The dark, brownish-black bituminous resins occur naturally and are produced as byproducts of oil refineries. Ancient sources for asphalt include Egypt, the north end of the Dead Sea, the Is river northwest of Babylon, and the Greek island of Zante. Gilsonite is the hardest, most brittle variety. Some softer, more elastic varieties are Trinidad, Barbados, California, and Egyptian asphalts. They were often collected from pits or lakes and thus were sometimes called lake asphalts. Asphalts are soluble in oils and waxes and can act as a plasticizer or a strengthener depending on the hardness of the variety. They are composed of aliphatic, alicyclic and polycyclic aromatic hydrocarbons. Asphalts, under the name of asphaltum and bitumen, were also used as pigments to form a transparent brown film. Unfortunately, thick films with asphaltum often exhibit crawling, alligatoring, and disfigurement. In addition, asphalt was sometimes mixed with dry clay or limestone for use as an adhesive. Asphalt is used commercially for road paving, roof coating and joint sealing. It is also used as a waterproof barrier in sandy soils.

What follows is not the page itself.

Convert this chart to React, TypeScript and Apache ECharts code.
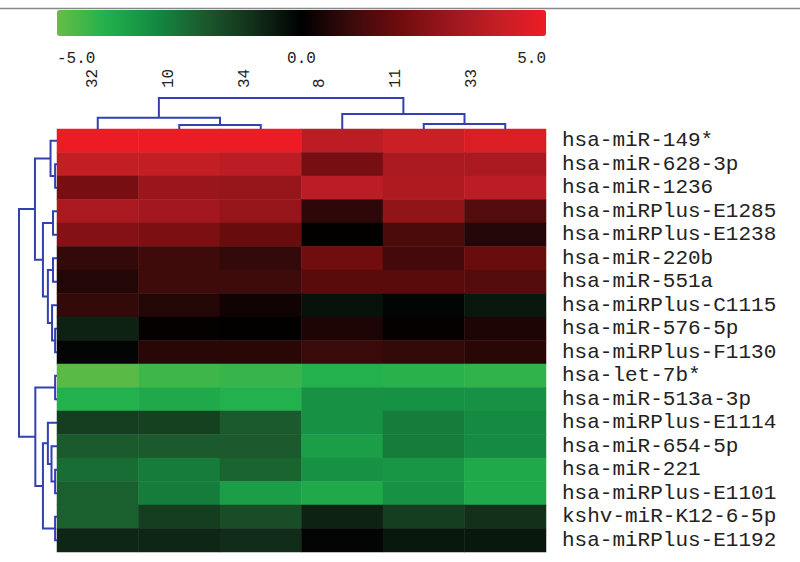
import React, { useEffect, useRef } from "react";
import * as echarts from "echarts";

const columns = ["32", "10", "34", "8", "11", "33"];
const genes = [
  "hsa-miR-149*",
  "hsa-miR-628-3p",
  "hsa-miR-1236",
  "hsa-miRPlus-E1285",
  "hsa-miRPlus-E1238",
  "hsa-miR-220b",
  "hsa-miR-551a",
  "hsa-miRPlus-C1115",
  "hsa-miR-576-5p",
  "hsa-miRPlus-F1130",
  "hsa-let-7b*",
  "hsa-miR-513a-3p",
  "hsa-miRPlus-E1114",
  "hsa-miR-654-5p",
  "hsa-miR-221",
  "hsa-miRPlus-E1101",
  "kshv-miR-K12-6-5p",
  "hsa-miRPlus-E1192",
];
// rows follow genes, columns follow `columns`
const values: number[][] = [
  [5.0, 5.0, 5.0, 3.8, 4.2, 4.6],
  [4.0, 4.0, 3.8, 2.2, 3.4, 3.4],
  [2.2, 3.0, 2.9, 3.8, 3.5, 3.8],
  [3.4, 3.2, 2.9, 0.8, 2.8, 1.5],
  [2.5, 2.3, 1.9, 0.05, 1.3, 0.6],
  [0.9, 1.1, 0.9, 2.1, 1.2, 1.9],
  [0.6, 1.1, 1.1, 1.6, 1.6, 1.5],
  [0.9, 0.6, 0.3, -0.4, -0.1, -0.5],
  [-0.7, 0.1, 0.05, 0.5, 0.1, 0.5],
  [-0.1, 0.7, 0.7, 1.0, 0.9, 0.7],
  [-4.8, -4.4, -4.3, -4.0, -4.1, -4.2],
  [-4.0, -3.8, -4.0, -3.2, -3.2, -3.2],
  [-1.3, -1.4, -2.0, -3.2, -2.7, -3.0],
  [-2.0, -2.0, -2.0, -3.5, -2.7, -3.0],
  [-2.4, -2.7, -2.2, -3.2, -3.3, -3.8],
  [-2.1, -2.7, -3.5, -3.8, -3.2, -3.8],
  [-2.1, -1.3, -1.7, -0.7, -1.3, -1.0],
  [-0.8, -0.8, -0.9, -0.1, -0.5, -0.5],
];
const colorTicks = [-5, 0, 5];
// colour scale from -5 to 5 in unit steps
const colorStops = [
  "#67bd45",
  "#22b14c",
  "#148a42",
  "#1b5a2c",
  "#12301a",
  "#000000",
  "#3a0a0a",
  "#6e0c0e",
  "#9a161c",
  "#c41e25",
  "#ed1c24",
];

// dendrograms: [left, right, height]; leaves are indices
type Node = number | [Node, Node, number];
const colTree: Node = [[0, [1, 2, 0.13], 0.36], [3, [4, 5, 0.16], 0.48], 1.0];
const rowTree: Node = [
  [
    [0, [1, 2, 0.05], 0.17],
    [[3, 4, 0.105], [[5, 6, 0.105], [7, [8, 9, 0.05], 0.13], 0.24], 0.37],
    0.58,
  ],
  [[10, 11, 0.05], [[12, [13, [14, 15, 0.05], 0.145], 0.24], [16, 17, 0.05], 0.37], 0.57],
  1.0,
];

function treeSegments(tree: Node, swap: boolean) {
  const segs: { coords: number[][] }[] = [];
  const walk = (n: Node): { p: number; h: number } => {
    if (typeof n === "number") return { p: n + 0.5, h: 0 };
    const a = walk(n[0]);
    const b = walk(n[1]);
    const h = n[2];
    const pts = [
      [a.p, a.h],
      [a.p, h],
      [b.p, h],
      [b.p, b.h],
    ];
    segs.push({ coords: swap ? pts.map(([p, v]) => [v, p]) : pts });
    return { p: (a.p + b.p) / 2, h };
  };
  walk(tree);
  return segs;
}

const MONO = "'Liberation Mono', 'DejaVu Sans Mono', monospace";
const TREE_COLOR = "#3340b0";

export default function App() {
  const ref = useRef<HTMLDivElement>(null);
  useEffect(() => {
    if (!ref.current) return;
    const chart = echarts.init(ref.current, undefined, { renderer: "svg" });
    const heatData: number[][] = [];
    values.forEach((row, r) => row.forEach((v, c) => heatData.push([c, r, v])));

    chart.setOption({
      animation: false,
      backgroundColor: "#ffffff",
      graphic: [
        {
          type: "line",
          shape: { x1: 0, y1: 8.5, x2: 800, y2: 8.5 },
          style: { stroke: "#888", lineWidth: 1.5 },
        },
      ],
      grid: [
        { left: 57, top: 129, width: 489, height: 423 },
        { left: 57, top: 98, width: 489, height: 31 },
        { left: 19, top: 129, width: 38, height: 423 },
        { left: 57, top: 36, width: 489, height: 10 },
        { left: 55, top: 98, width: 455, height: 31 },
      ],
      xAxis: [
        {
          gridIndex: 0,
          type: "category",
          data: columns,
          position: "top",
          axisLine: { show: false },
          axisTick: { show: false },
          splitLine: { show: false },
          axisLabel: { show: false },
        },
        { gridIndex: 1, type: "value", min: 0, max: 6, show: false },
        { gridIndex: 2, type: "value", min: 0, max: 1, inverse: true, show: false },
        {
          gridIndex: 3,
          type: "value",
          min: -5,
          max: 5,
          interval: 5,
          axisLine: { show: false },
          axisTick: { show: false },
          splitLine: { show: false },
          axisLabel: {
            margin: 5,
            fontFamily: MONO,
            fontSize: 16,
            color: "#222",
            alignMinLabel: "left",
            alignMaxLabel: "right",
            formatter: (v: number) => (colorTicks.includes(v) ? v.toFixed(1) : ""),
          },
        },
        {
          gridIndex: 4,
          type: "category",
          data: columns,
          position: "top",
          axisLine: { show: false },
          axisTick: { show: false },
          splitLine: { show: false },
          axisLabel: {
            rotate: 90,
            margin: 10,
            fontFamily: MONO,
            fontSize: 16,
            color: "#222",
          },
        },
      ],
      yAxis: [
        {
          gridIndex: 0,
          type: "category",
          data: genes,
          inverse: true,
          position: "right",
          axisLine: { show: false },
          axisTick: { show: false },
          splitLine: { show: false },
          axisLabel: {
            interval: 0,
            margin: 16,
            fontFamily: MONO,
            fontSize: 21,
            color: "#222",
          },
        },
        { gridIndex: 1, type: "value", min: 0, max: 1, show: false },
        { gridIndex: 2, type: "value", min: 0, max: 18, inverse: true, show: false },
        { gridIndex: 3, type: "value", min: 0, max: 1, show: false },
        { gridIndex: 4, type: "value", min: 0, max: 1, show: false },
      ],
      visualMap: {
        type: "continuous",
        min: -5,
        max: 5,
        orient: "horizontal",
        left: 57,
        top: 10,
        padding: 0,
        itemWidth: 26,
        itemHeight: 489,
        calculable: false,
        seriesIndex: 0,
        inRange: { color: colorStops },
      },
      series: [
        {
          type: "heatmap",
          xAxisIndex: 0,
          yAxisIndex: 0,
          data: heatData,
          itemStyle: { borderWidth: 0 },
        },
        {
          type: "lines",
          coordinateSystem: "cartesian2d",
          xAxisIndex: 1,
          yAxisIndex: 1,
          polyline: true,
          clip: false,
          lineStyle: { color: TREE_COLOR, width: 2, opacity: 1 },
          data: treeSegments(colTree, false),
        },
        {
          type: "lines",
          coordinateSystem: "cartesian2d",
          xAxisIndex: 2,
          yAxisIndex: 2,
          polyline: true,
          clip: false,
          lineStyle: { color: TREE_COLOR, width: 2, opacity: 1 },
          data: treeSegments(rowTree, true),
        },
      ],
    });
    return () => chart.dispose();
  }, []);
  return (
    <div
      ref={ref}
      style={{ position: "fixed", left: 0, top: 0, width: 800, height: 562 }}
    />
  );
}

Synonyms and Related Terms
asphaltum; bitumen; Asphalt (Deut.); asfalto (Esp., Port.); asphalte (Fr.); asfalt (Ned., Pol., Sven.); asfalto (It); bitume (It); gilsonite; trinidad; barbados; bentonite; gum asphaltum; coal; coal-tar; anthracite; earth pitch; Trinidad pitch; mineral pitch; lake asphalt
Soluble in carbon disulfide, toluene, chloroform, ether, acetone, turpentine, naptha. Insoluble in water, ethanol, acids and alkalis.
Burns with a bright flame.
|Density||1.0 - 1.2|
Hazards and Safety
Combustible. Inhalation of fumes is toxic.